Frank X Walker’s newest book of poetry, Turn Me Loose: The Unghosting of Medgar Evers is an exploration into the people and events surrounding the murder of Medgar Evers.

Michelle Hite notes in her introduction that “Walker’s poems paint a vivid picture of Mississippi macabre but also of the elegance that black people make of their life there.”

medgar

So much of Medgar Evers’ contribution to the Civil Rights Movement, not only in Mississippi but in the country, has been overlooked. Walker puts us right in the middle of the people surrounding his life and death–Myrlie and Charles Evers, Willie  and Byron de le Beckwith.
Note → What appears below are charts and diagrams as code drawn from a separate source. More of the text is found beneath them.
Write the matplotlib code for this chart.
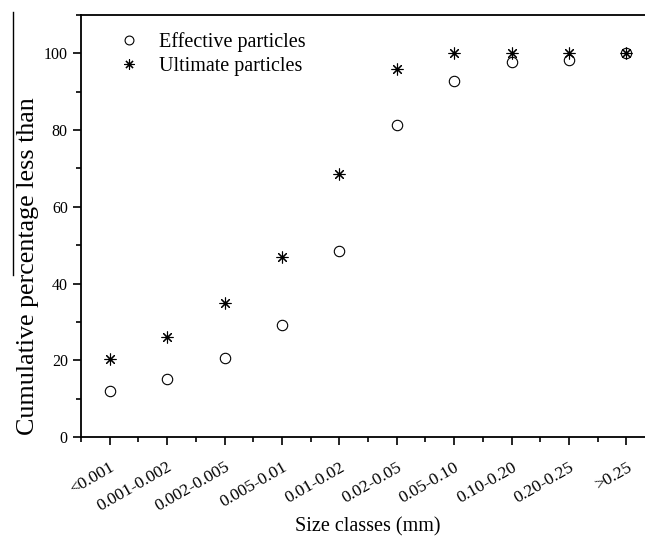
import matplotlib
matplotlib.use("Agg")
import matplotlib.pyplot as plt
from matplotlib.ticker import MultipleLocator, FixedLocator
from matplotlib.lines import Line2D

categories = ["<0.001", "0.001-0.002", "0.002-0.005", "0.005-0.01", "0.01-0.02",
              "0.02-0.05", "0.05-0.10", "0.10-0.20", "0.20-0.25", ">0.25"]
effective = [11.9, 15.1, 20.5, 29.1, 48.6, 81.3, 92.7, 97.7, 98.4, 100.0]
ultimate = [20.3, 26.0, 34.8, 46.8, 68.6, 95.8, 100.0, 100.0, 100.0, 100.0]

plt.rcParams['font.family'] = ['Liberation Serif', 'DejaVu Serif']

fig = plt.figure(figsize=(6.45, 5.38), dpi=100)
W, H = 645, 538
left, right, top, bottom = 81, 655, 15, 437
ax = fig.add_axes([left / W, 1 - bottom / H, (right - left) / W, (bottom - top) / H])

x = list(range(len(categories)))
ax.plot(x, effective, linestyle='none', marker='o', markersize=7.5,
        markerfacecolor='none', markeredgecolor='black', markeredgewidth=0.8,
        label='Effective particles')
ax.plot(x, ultimate, linestyle='none', marker=(8, 2, 0), markersize=8.5,
        color='black', markeredgewidth=0.8, label='Ultimate particles')

ax.set_xlim(-0.5, len(categories) - 0.5)
ax.set_ylim(0, 110)
ax.set_xticks(x)
ax.set_xticklabels(categories, rotation=30, ha='right', rotation_mode='anchor', fontsize=12.5)
ax.xaxis.set_minor_locator(FixedLocator([i + 0.5 for i in range(-1, len(categories))]))
ax.set_yticks([0, 20, 40, 60, 80, 100])
ax.yaxis.set_minor_locator(MultipleLocator(10))
ax.tick_params(axis='both', which='major', direction='out', length=6, width=1.2)
ax.tick_params(axis='y', which='major', labelsize=11.5)
ax.tick_params(axis='both', which='minor', direction='out', length=3.5, width=1.2)
ax.tick_params(axis='x', which='major', pad=10)

for s in ['left', 'bottom', 'top']:
    ax.spines[s].set_linewidth(1.3)
ax.spines['right'].set_visible(False)

ax.set_xlabel('Size classes (mm)', fontsize=14.5)
ax.xaxis.set_label_coords(0.50, -0.19)
ax.set_ylabel('Cumulative percentage less than', fontsize=18.7)
ax.yaxis.set_label_coords(-0.073, 0.405)

# overline decoration on the y label, as in the original
fig.add_artist(Line2D([13 / W, 13 / W], [1 - 12 / H, 1 - 275 / H], color='black', linewidth=1.0))

ax.legend(loc='upper left', bbox_to_anchor=(0.035, 0.978), frameon=False, fontsize=14.5,
          handletextpad=0.5, labelspacing=0.25, borderaxespad=0.0, markerscale=0.85)

fig.savefig('out.png', dpi=100)
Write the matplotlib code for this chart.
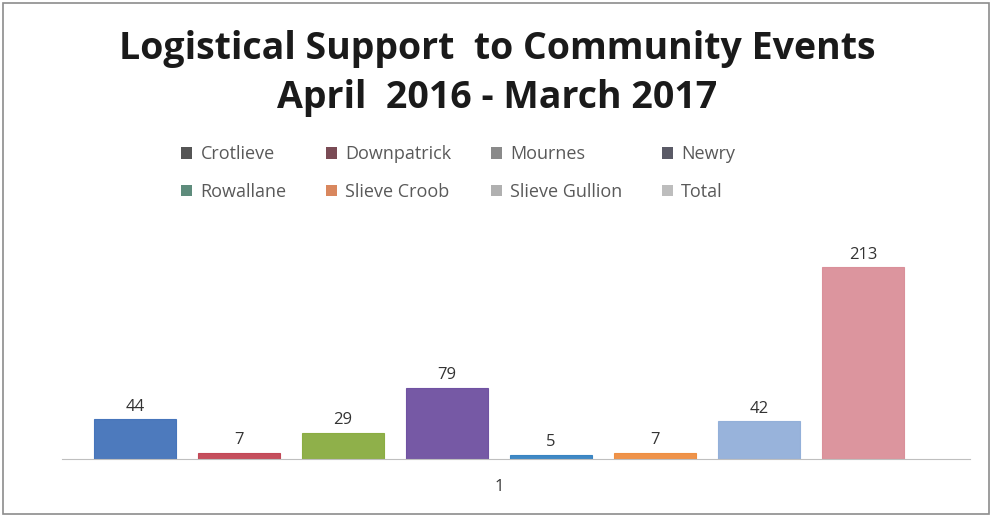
import matplotlib.pyplot as plt
from matplotlib.patches import Patch, Rectangle

# data
areas = ["Crotlieve", "Downpatrick", "Mournes", "Newry",
         "Rowallane", "Slieve Croob", "Slieve Gullion", "Total"]
events = [44, 7, 29, 79, 5, 7, 42, 213]
bar_colors = ["#3E6FB8", "#C0404F", "#86AA3A", "#6A4B9E",
              "#2F7FC0", "#EE8A3A", "#8FADD8", "#D98C96"]
legend_colors = ["#555555", "#7A4B55", "#8A8A8A", "#5A5A66",
                 "#5E8C7C", "#D9875E", "#B0B0B0", "#BDBDBD"]
category = "1"

fig = plt.figure(figsize=(9.94, 5.17), dpi=100)
ax = fig.add_axes([0.062, 0.112, 0.914, 0.443])

step = 0.1145
width = 0.0903
for i, (name, val, c) in enumerate(zip(areas, events, bar_colors)):
    x = 1 + (i - 3.5) * step
    ax.bar(x, val, width=width, color=c, edgecolor=c, linewidth=0.8, alpha=0.92)
    ax.text(x, val + 5, str(val), ha="center", va="bottom",
            fontsize=12, color="#333333", family="Open Sans")

x0 = 1 - 437 / 908
ax.set_xlim(x0, x0 + 1)
ax.set_ylim(0, 254)
ax.set_xticks([1])
ax.set_xticklabels([category], fontsize=12, color="#333333", family="Open Sans")
ax.tick_params(axis="x", length=0, pad=14)
ax.set_yticks([])
for s in ["left", "right", "top"]:
    ax.spines[s].set_visible(False)
ax.spines["bottom"].set_color("#BFBFBF")

fig.text(0.5, 0.905, "Logistical Support  to Community Events",
         ha="center", va="center", fontsize=27, fontweight="bold",
         family="Open Sans", color="#1a1a1a")
fig.text(0.5, 0.81, "April  2016 - March 2017",
         ha="center", va="center", fontsize=27, fontweight="bold",
         family="Open Sans", color="#1a1a1a")

# legend fills column-wise, so reorder to read row by row
order = [0, 4, 1, 5, 2, 6, 3, 7]
handles = [Patch(facecolor=legend_colors[i], edgecolor="none") for i in order]
labels = [areas[i] for i in order]
fig.legend(handles, labels, ncol=4, loc="center", bbox_to_anchor=(0.461, 0.665),
           frameon=False, prop={"family": "Open Sans", "size": 13},
           labelcolor="#595959", handlelength=0.6, handleheight=0.6,
           handletextpad=0.45, columnspacing=2.2, labelspacing=1.1)

fig.patches.append(Rectangle((0.003, 0.006), 0.992, 0.988, transform=fig.transFigure,
                             fill=False, edgecolor="#8C8C8C", linewidth=1.2))

fig.savefig("out.png", dpi=100, facecolor="white")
Medgar doesn’t have a voice on the pages; his presence is in the voices of the people survived by him. His life was cut short on the pages as in life.
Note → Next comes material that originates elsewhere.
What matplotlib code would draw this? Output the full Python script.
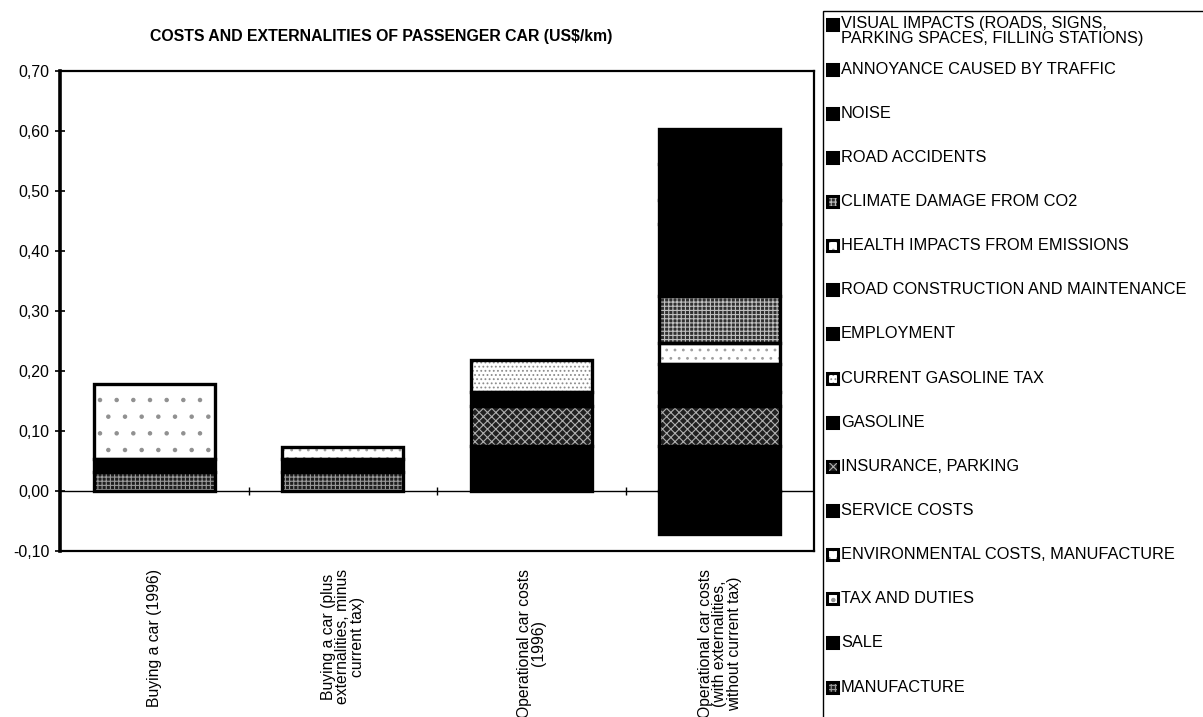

One Third of 180 Grams of Lead

Both of them were history, even before one
pulled the trigger, before I rocketed through
the smoking barrel hidden in the honeysuckle
before I tore through a man’s back, shattered

his family, a window, and tore through an inner wall
before I bounced off a refrigerator and a coffeepot
before I landed at my destined point in history
–next to a watermelon. What was cruel was the irony

not the melon, not he man falling in slow motion,
but the man squinting through the crosshairs
reducing the justice system to a small circle, praying
that he not miss, then sending me to deliver a message

as if the woman screaming in the dark
or the children crying at her feet
could ever believe
a bullet was small enough to hate.

Turn Me Lose is a unique collection of poems, in the spirit of Rita Dove’s Thomas and Beulah. Residing for a couple of verses in someone else’s skin reminds us of how similar we all really are.